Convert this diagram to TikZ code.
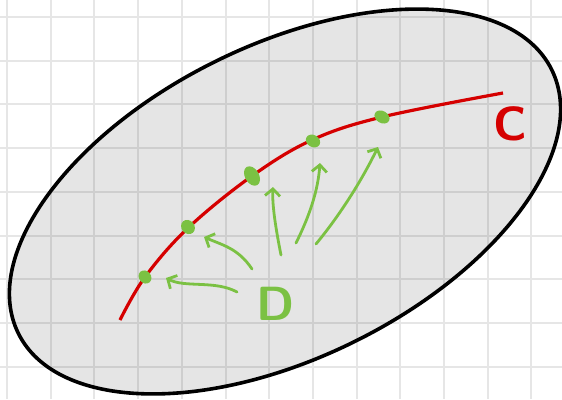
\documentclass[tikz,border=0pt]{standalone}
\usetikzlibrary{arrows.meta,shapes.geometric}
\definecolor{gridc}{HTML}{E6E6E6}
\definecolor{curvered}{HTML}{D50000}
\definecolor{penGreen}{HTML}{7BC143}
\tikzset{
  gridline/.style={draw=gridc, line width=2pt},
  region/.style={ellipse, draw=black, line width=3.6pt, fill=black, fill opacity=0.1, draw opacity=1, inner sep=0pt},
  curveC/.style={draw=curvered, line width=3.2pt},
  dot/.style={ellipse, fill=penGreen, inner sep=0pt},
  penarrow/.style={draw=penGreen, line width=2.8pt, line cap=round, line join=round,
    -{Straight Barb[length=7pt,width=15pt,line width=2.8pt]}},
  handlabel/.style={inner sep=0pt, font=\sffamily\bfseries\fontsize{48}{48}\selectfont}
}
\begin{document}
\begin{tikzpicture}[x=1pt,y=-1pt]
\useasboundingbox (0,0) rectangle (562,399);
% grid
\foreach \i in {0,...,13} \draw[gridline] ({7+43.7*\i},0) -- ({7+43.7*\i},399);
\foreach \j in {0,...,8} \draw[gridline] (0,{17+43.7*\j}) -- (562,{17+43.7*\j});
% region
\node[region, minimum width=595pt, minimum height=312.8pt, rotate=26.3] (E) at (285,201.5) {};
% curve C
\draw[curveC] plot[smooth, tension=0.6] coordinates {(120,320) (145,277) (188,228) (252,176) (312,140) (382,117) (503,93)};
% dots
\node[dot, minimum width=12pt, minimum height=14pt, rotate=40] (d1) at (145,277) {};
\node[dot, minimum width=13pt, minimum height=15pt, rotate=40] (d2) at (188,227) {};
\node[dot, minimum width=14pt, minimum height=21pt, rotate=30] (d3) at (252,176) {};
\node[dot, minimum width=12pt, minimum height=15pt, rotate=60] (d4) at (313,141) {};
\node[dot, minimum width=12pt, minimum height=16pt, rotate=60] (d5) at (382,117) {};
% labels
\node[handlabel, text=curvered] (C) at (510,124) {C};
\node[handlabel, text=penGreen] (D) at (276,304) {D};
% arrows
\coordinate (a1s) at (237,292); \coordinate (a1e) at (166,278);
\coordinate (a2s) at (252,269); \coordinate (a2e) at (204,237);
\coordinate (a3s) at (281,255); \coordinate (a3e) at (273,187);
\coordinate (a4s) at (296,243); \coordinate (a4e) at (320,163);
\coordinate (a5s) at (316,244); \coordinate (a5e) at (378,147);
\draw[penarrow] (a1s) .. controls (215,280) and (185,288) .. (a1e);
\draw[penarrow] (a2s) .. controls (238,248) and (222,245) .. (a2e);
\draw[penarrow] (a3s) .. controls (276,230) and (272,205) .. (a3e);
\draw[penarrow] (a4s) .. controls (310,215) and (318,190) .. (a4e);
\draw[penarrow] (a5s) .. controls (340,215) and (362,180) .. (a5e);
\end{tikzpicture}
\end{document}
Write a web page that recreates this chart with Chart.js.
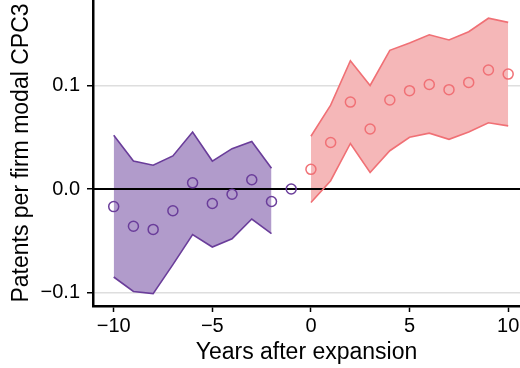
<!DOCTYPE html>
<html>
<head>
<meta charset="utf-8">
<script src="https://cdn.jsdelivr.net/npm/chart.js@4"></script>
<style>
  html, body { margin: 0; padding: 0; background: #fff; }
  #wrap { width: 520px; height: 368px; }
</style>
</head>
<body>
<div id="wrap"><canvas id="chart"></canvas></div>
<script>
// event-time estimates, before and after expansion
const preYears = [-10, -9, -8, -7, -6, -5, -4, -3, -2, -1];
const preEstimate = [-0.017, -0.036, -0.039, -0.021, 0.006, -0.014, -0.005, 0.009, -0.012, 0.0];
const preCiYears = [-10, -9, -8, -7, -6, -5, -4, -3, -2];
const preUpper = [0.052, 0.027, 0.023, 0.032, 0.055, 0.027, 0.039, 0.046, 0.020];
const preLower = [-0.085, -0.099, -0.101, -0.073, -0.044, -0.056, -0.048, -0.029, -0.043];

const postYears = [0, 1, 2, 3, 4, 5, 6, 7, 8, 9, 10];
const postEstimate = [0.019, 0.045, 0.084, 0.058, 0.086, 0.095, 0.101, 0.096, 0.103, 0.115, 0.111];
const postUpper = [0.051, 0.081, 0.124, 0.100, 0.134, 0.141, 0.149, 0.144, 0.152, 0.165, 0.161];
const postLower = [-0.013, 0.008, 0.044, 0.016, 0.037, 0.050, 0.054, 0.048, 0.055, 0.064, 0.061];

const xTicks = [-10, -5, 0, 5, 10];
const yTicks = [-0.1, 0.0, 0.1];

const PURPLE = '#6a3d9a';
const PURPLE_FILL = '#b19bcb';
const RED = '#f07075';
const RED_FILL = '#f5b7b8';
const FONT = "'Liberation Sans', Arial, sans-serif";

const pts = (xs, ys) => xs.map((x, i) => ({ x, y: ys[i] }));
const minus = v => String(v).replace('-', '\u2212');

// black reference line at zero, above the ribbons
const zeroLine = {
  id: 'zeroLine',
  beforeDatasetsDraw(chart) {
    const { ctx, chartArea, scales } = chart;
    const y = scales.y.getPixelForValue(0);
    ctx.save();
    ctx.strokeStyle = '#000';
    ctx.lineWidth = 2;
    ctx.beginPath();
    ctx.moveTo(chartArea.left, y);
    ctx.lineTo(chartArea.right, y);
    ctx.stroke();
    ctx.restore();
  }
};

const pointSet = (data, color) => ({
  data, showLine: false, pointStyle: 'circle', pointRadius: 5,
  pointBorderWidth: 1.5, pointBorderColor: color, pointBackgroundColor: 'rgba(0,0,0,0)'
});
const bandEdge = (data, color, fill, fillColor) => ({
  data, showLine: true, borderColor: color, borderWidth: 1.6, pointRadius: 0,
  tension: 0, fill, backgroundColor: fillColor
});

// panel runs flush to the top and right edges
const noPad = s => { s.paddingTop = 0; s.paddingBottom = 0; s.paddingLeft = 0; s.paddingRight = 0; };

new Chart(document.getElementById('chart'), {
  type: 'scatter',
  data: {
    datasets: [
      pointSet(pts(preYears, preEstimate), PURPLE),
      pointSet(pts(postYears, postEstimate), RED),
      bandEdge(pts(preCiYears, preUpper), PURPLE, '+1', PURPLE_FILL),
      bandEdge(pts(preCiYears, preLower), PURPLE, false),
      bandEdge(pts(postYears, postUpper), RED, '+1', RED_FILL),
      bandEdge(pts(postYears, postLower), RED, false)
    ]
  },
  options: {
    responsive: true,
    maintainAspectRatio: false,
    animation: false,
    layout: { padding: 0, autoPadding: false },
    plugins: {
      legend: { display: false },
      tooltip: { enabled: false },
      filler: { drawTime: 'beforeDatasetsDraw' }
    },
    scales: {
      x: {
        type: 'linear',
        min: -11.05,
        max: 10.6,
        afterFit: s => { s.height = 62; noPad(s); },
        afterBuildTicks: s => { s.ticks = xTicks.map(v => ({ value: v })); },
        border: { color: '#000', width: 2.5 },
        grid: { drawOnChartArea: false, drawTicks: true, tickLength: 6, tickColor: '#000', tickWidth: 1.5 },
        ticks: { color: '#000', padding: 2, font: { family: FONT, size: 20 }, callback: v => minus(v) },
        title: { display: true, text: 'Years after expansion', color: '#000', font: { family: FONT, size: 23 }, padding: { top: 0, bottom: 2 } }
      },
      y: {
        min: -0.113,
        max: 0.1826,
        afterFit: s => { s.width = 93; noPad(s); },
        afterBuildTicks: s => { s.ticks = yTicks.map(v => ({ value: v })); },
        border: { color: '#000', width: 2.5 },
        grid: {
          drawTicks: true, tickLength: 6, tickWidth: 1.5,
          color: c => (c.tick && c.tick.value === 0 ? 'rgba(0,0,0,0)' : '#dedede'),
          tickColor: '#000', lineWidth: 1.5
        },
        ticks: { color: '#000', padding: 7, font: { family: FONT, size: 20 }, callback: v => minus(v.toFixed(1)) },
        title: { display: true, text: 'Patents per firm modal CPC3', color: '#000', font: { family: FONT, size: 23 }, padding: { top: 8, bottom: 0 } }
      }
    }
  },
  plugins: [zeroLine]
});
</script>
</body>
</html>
****************************************
__STATED PROBLEM__
Locate the word "this" in the entries, and copy every line where it is found.

__TASK SOLUTION__
Convert this diagram to TikZ code.
Write a web page that recreates this chart with Chart.js.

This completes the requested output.